■ **Short task**
Any pictures in the records below must be left out when you repeat the lines from the line containing "Rebuild this chart" through the line containing "import plotly.graph_objects as go" exactly.

———

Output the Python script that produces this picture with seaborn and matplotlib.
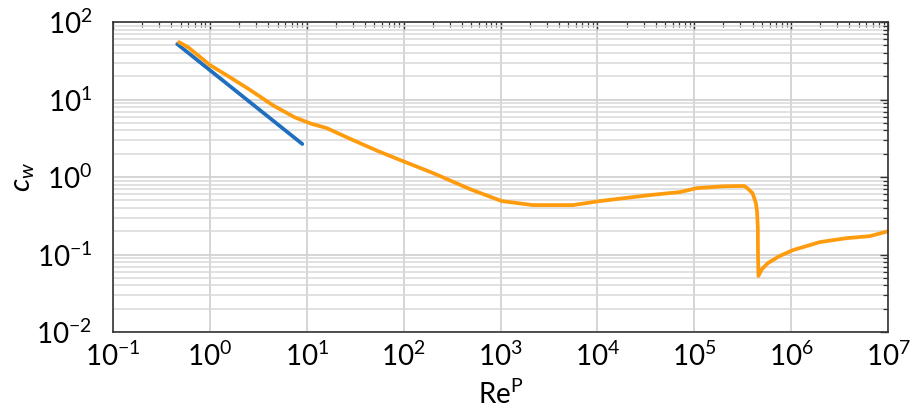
import numpy as np
import pandas as pd
import seaborn as sns
import matplotlib.pyplot as plt
from matplotlib.ticker import FixedLocator, LogLocator, NullFormatter

# Stokes-Gesetz (blau)
re_stokes = [0.46, 9.0]
cw_stokes = [52.0, 2.67]

# gemessene Widerstandskurve der Kugel (orange)
re_kugel = [0.48, 0.6, 0.8, 1.0, 1.6, 2.6, 4.5, 7.5, 11, 16, 30, 55, 92, 200, 483,
            1030, 2160, 5580, 1.06e4, 3.48e4, 7.1e4, 1.06e5, 2.0e5, 2.75e5, 3.3e5,
            3.57e5, 4.0e5, 4.33e5, 4.45e5, 4.53e5, 4.55e5, 4.6e5, 5.0e5, 5.76e5,
            7.5e5, 1.04e6, 1.98e6, 3.76e6, 6.5e6, 1.0e7]
cw_kugel = [55.0, 47.0, 35.0, 27.9, 19.5, 13.3, 8.4, 5.9, 4.9, 4.29, 3.0, 2.15, 1.66,
            1.13, 0.70, 0.49, 0.435, 0.435, 0.49, 0.586, 0.64, 0.72, 0.76, 0.766, 0.765,
            0.71, 0.62, 0.46, 0.36, 0.226, 0.10, 0.053, 0.065, 0.0777,
            0.095, 0.114, 0.145, 0.163, 0.173, 0.20]

x_dekaden = [1e-1, 1e0, 1e1, 1e2, 1e3, 1e4, 1e5, 1e6, 1e7]
y_dekaden = [1e-2, 1e-1, 1e0, 1e1, 1e2]

stokes = pd.DataFrame({'Re': re_stokes, 'cw': cw_stokes})
kugel = pd.DataFrame({'Re': re_kugel, 'cw': cw_kugel})

sns.set_theme(style='white')
plt.rcParams['font.family'] = ['Lato', 'DejaVu Sans']
plt.rcParams['mathtext.fontset'] = 'custom'
plt.rcParams['mathtext.rm'] = 'Lato'
plt.rcParams['mathtext.it'] = 'Lato:italic'
plt.rcParams['mathtext.sf'] = 'Lato'

fig = plt.figure(figsize=(9.13, 4.08), dpi=100)
ax = fig.add_axes([0.1238, 0.186, 0.8488, 0.760])

sns.lineplot(data=stokes, x='Re', y='cw', ax=ax, color='#1f6fbe', linewidth=2.7,
             sort=False, solid_capstyle='round')
sns.lineplot(data=kugel, x='Re', y='cw', ax=ax, color='#ff9c0e', linewidth=2.7,
             sort=False, solid_capstyle='round')

ax.set_xscale('log')
ax.set_yscale('log')
ax.set_xlim(1e-1, 1e7)
ax.set_ylim(1e-2, 1e2)

ax.xaxis.set_major_locator(FixedLocator(x_dekaden))
ax.yaxis.set_major_locator(FixedLocator(y_dekaden))
ax.xaxis.set_minor_locator(LogLocator(base=10, subs=np.arange(2, 10), numticks=100))
ax.yaxis.set_minor_locator(LogLocator(base=10, subs=np.arange(2, 10), numticks=100))
ax.xaxis.set_minor_formatter(NullFormatter())
ax.yaxis.set_minor_formatter(NullFormatter())

ax.grid(True, which='major', color='#d2d2d2', linewidth=1.3)
ax.yaxis.grid(True, which='minor', color='#d9d9d9', linewidth=1.1)
ax.xaxis.grid(False, which='minor')
ax.set_axisbelow(True)

ax.tick_params(which='both', direction='in', top=True, right=True, colors='#333333',
               labelcolor='black', labelsize=20)
ax.tick_params(which='major', length=6, width=1.0)
ax.tick_params(which='minor', length=3.5, width=0.9)
ax.tick_params(axis='y', which='major', pad=15)
ax.tick_params(axis='x', which='major', pad=7)
for s in ax.spines.values():
    s.set_color('#333333')
    s.set_linewidth(1.2)

ax.set_xlabel(r'$\mathrm{Re}^{\mathrm{P}}$', fontsize=20, labelpad=6, color='black')
ax.set_ylabel(r'$c_w$', fontsize=21, color='black')
ax.yaxis.set_label_coords(-0.098, 0.5)

fig.savefig('out.png', dpi=100)
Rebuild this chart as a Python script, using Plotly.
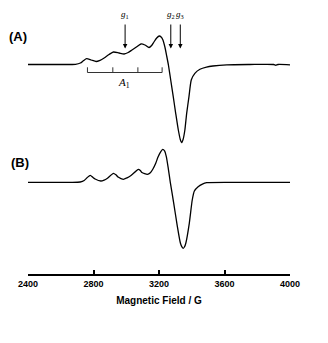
import plotly.graph_objects as go

# ---- data ----
field_A = [2400, 2600, 2690, 2720, 2740, 2758, 2786, 2816, 2840, 2865, 2895, 2922, 2956, 2987,
           3012, 3035, 3062, 3090, 3114, 3139, 3155, 3169, 3186, 3202, 3213, 3224, 3236,
           3247, 3258, 3272, 3287, 3302, 3318, 3330, 3338, 3347, 3358, 3369, 3383, 3397,
           3419, 3450, 3490, 3529, 3614, 3754, 3900, 3913, 3926, 4000]
signal_A = [0, 0, 0.2, 1.5, 4, 5.8, 4.5, 3, 4.2, 6.5, 10, 12.5, 11.5, 10.5,
            12, 14.5, 17.5, 20.5, 19.5, 17, 19, 22.5, 26.5, 28.5, 27.5, 24.5, 17.5,
            8.5, -1, -16, -32.2, -48.8, -65.5, -75, -78.2, -75, -65.5, -48.8, -32.2, -15.5,
            -8.8, -4.8, -2.6, -1.5, -0.3, 0, 0, -0.8, 0, -0.3]

field_B = [2400, 2658, 2719, 2743, 2762, 2780, 2796, 2810, 2845, 2865, 2883, 2922, 2937, 2950,
           2982, 3005, 3029, 3074, 3086, 3096, 3129, 3147, 3163, 3180, 3194, 3210, 3223, 3234,
           3245, 3257, 3269, 3290, 3311, 3331, 3340, 3348, 3356, 3364, 3385, 3403, 3416,
           3439, 3465, 3491, 3633, 4000]
signal_B = [0, 0, 0.3, 1.8, 4.8, 7, 5, 3.3, 1.3, 2.2, 3.8, 9, 7.5, 5.3,
            3, 4.5, 6.8, 13, 11.8, 9.8, 8, 9.5, 13.3, 19, 25.3, 30.5, 33, 31.5,
            25.5, 13.5, 0, -21, -43, -61, -64.5, -66, -64.5, -60.7, -41, -17.7, -8.7,
            -4.4, -1.8, -0.4, 0, 0]

g_labels = ["1", "2", "3"]
g_fields = [2993, 3272, 3330]
A1_ticks = [2763, 2918, 3071, 3219]
tick_vals = [2400, 2800, 3200, 3600, 4000]
tick_text = ["2400", "2800", "3200", "3600", "4000"]

# ---- layout constants (vertical placement in plot units = -pixels) ----
base_A = -64.5
base_B = -182.3

fig = go.Figure()
for fx, sg, base in [(field_A, signal_A, base_A), (field_B, signal_B, base_B)]:
    fig.add_trace(go.Scatter(x=fx, y=[base + v for v in sg], mode="lines",
                             line=dict(color="black", width=1.3, shape="spline", smoothing=0.6),
                             hoverinfo="skip", showlegend=False))

annotations = []
for lab, gf in zip(g_labels, g_fields):
    annotations.append(dict(x=gf, y=-48.5, ax=gf, ay=-23, xref="x", yref="y",
                            axref="x", ayref="y", text="", showarrow=True,
                            arrowhead=2, arrowsize=0.9, arrowwidth=1, arrowcolor="black",
                            standoff=0, startstandoff=0))
    annotations.append(dict(x=gf, y=-14, xref="x", yref="y", showarrow=False,
                            text="<i>g</i><sub>" + lab + "</sub>", xanchor="center",
                            yanchor="middle",
                            font=dict(family="Liberation Serif", size=9, color="black")))

annotations.append(dict(x=(A1_ticks[1] + A1_ticks[2]) / 2 - 10, y=-83, xref="x", yref="y",
                        showarrow=False, text="<i>A</i><sub>1</sub>",
                        font=dict(family="Liberation Serif", size=11, color="black")))

def px_to_paper(px, py):
    return (px - 28) / 262, 1 - py / 274

for txt, (px, py) in [("<b>(A)</b>", (18, 36)), ("<b>(B)</b>", (20, 162.5))]:
    xp, yp = px_to_paper(px, py)
    annotations.append(dict(x=xp, y=yp, xref="paper", yref="paper", showarrow=False,
                            text=txt, xanchor="center", yanchor="middle",
                            font=dict(family="Liberation Sans", size=13, color="black")))

shapes = [dict(type="line", x0=A1_ticks[0], x1=A1_ticks[-1], y0=-72.5, y1=-72.5,
               xref="x", yref="y", line=dict(color="#333", width=1))]
for t in A1_ticks:
    shapes.append(dict(type="line", x0=t, x1=t, y0=-72.5, y1=-67.3, xref="x", yref="y",
                       line=dict(color="#333", width=1)))

fig.update_layout(
    width=328, height=343,
    margin=dict(l=28, r=38, t=0, b=69),
    paper_bgcolor="white", plot_bgcolor="white",
    showlegend=False,
    xaxis=dict(range=[2400, 4000], showgrid=False, zeroline=False,
               showline=True, linecolor="black", linewidth=2,
               ticks="inside", ticklen=4, tickwidth=1.5, tickcolor="black",
               tickvals=tick_vals, ticktext=["<b>" + t + "</b>" for t in tick_text],
               tickfont=dict(family="Liberation Sans", size=9, color="black"),
               title=dict(text="<b>Magnetic Field / G</b>", standoff=9,
                          font=dict(family="Liberation Sans", size=10, color="black"))),
    yaxis=dict(range=[-274, 0], visible=False),
    shapes=shapes,
    annotations=annotations,
)

fig.write_html("out.html")
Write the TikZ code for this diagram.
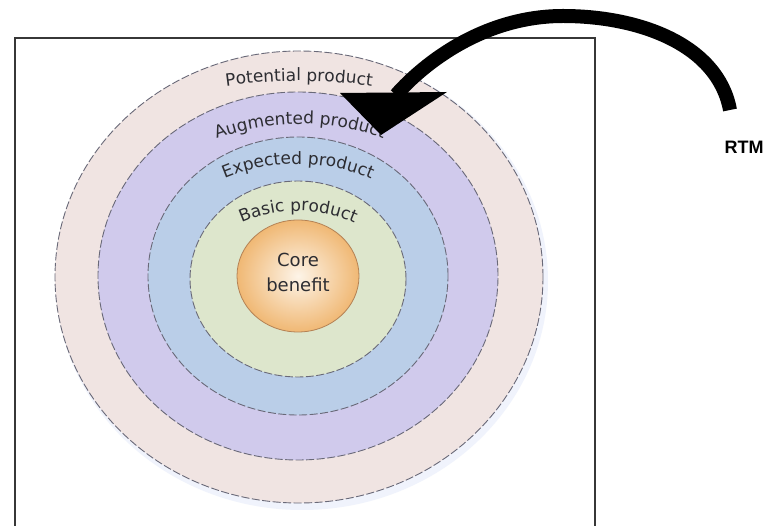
\documentclass[tikz,border=0pt]{standalone}
\usepackage{fontspec}
\setmainfont{DejaVu Sans}
\newfontfamily\rtmfont{Liberation Sans}
\usetikzlibrary{decorations.text}
\definecolor{potc}{RGB}{240,228,226}
\definecolor{augc}{RGB}{208,202,236}
\definecolor{expc}{RGB}{186,206,232}
\definecolor{basc}{RGB}{221,230,204}
\definecolor{corein}{RGB}{253,244,232}
\definecolor{coreout}{RGB}{240,184,116}
\definecolor{coreline}{RGB}{180,130,85}
\definecolor{ringline}{RGB}{105,105,120}
\definecolor{labelc}{RGB}{45,45,50}
\definecolor{boxc}{RGB}{55,55,55}
\definecolor{halo}{RGB}{240,243,252}
\newcommand\lblfont{\color{labelc}\fontsize{17}{17}\selectfont}
\begin{document}
\begin{tikzpicture}[x=1pt,y=1pt,
  ring/.style={draw=ringline, line width=0.9pt, dash pattern=on 8pt off 2.5pt},
  ringtext/.style={decorate, decoration={text along path, text align=center}},
  coretext/.style={anchor=base, text=labelc, font=\fontsize{18}{18}\selectfont, inner sep=0pt},
  arrowshaft/.style={draw=black, line width=14pt},
]
\useasboundingbox (0,0) rectangle (769,-526);
\fill[white] (0,0) rectangle (769,-526);
% frame
\draw[boxc, line width=2pt] (15,-526) -- (15,-38) -- (595,-38) -- (595,-526);
% soft halo
\fill[halo] (302,-281) ellipse [x radius=246pt, y radius=229pt];
% rings
\path[ring, fill=potc] (299,-277) ellipse [x radius=244pt, y radius=226pt];
\path[ring, fill=augc] (298,-276) ellipse [x radius=200pt, y radius=184pt];
\path[ring, fill=expc] (298,-276) ellipse [x radius=150pt, y radius=139pt];
\path[ring, fill=basc] (298,-279) ellipse [x radius=108pt, y radius=98pt];
\shade[inner color=corein, outer color=coreout, draw=coreline, line width=0.8pt]
  (298,-276) ellipse [x radius=61pt, y radius=56pt];
% ring labels
\path[ringtext, decoration={text={|\lblfont|Potential product}}, shift={(299,-611)}]
  (100:530pt) arc[start angle=100, end angle=80, radius=530pt];
\path[ringtext, decoration={text={|\lblfont|Augmented product}}, shift={(300,-364)}]
  (120:240pt) arc[start angle=120, end angle=60, radius=240pt];
\path[ringtext, decoration={text={|\lblfont|Expected product}}, shift={(298,-352)}]
  (125:188pt) arc[start angle=125, end angle=55, radius=188pt];
\path[ringtext, decoration={text={|\lblfont|Basic product}}, shift={(298,-351)}]
  (125:140pt) arc[start angle=125, end angle=55, radius=140pt];
% core
\node[coretext] (core) at (298,-267) {Core};
\node[coretext] (benefit) at (298,-292) {benefit};
% RTM
\node[anchor=base, inner sep=0pt, font=\rtmfont\bfseries\fontsize{18}{18}\selectfont] (rtm) at (744,-154) {RTM};
% arrow
\coordinate (tail) at (730,-110);
\coordinate (apex) at (563,-16);
\coordinate (headbase) at (396,-95);
\draw[arrowshaft] (tail) .. controls (718,-45) and (640,-16) .. (apex)
  .. controls (485,-16) and (425,-62) .. (headbase);
\coordinate (hl) at (340,-93);
\coordinate (hr) at (447,-92);
\coordinate (tip) at (381,-135);
\fill[black] (hl) -- (hr) -- (tip) -- cycle;
\end{tikzpicture}
\end{document}
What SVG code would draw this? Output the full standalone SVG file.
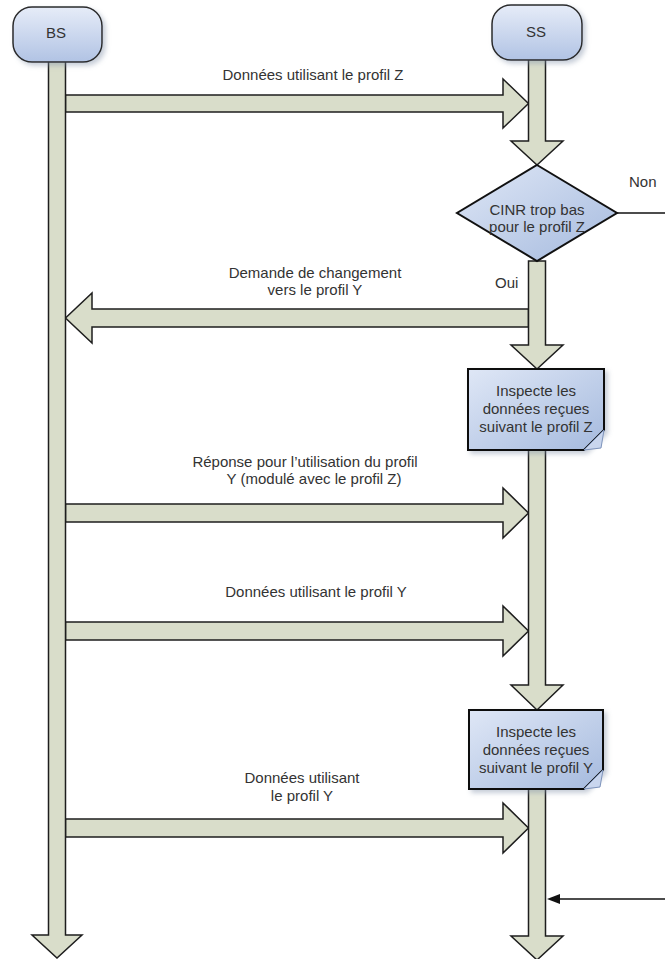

———

■ **Correct result**
Rebuild this chart as a Python script, using Plotly.
import plotly.graph_objects as go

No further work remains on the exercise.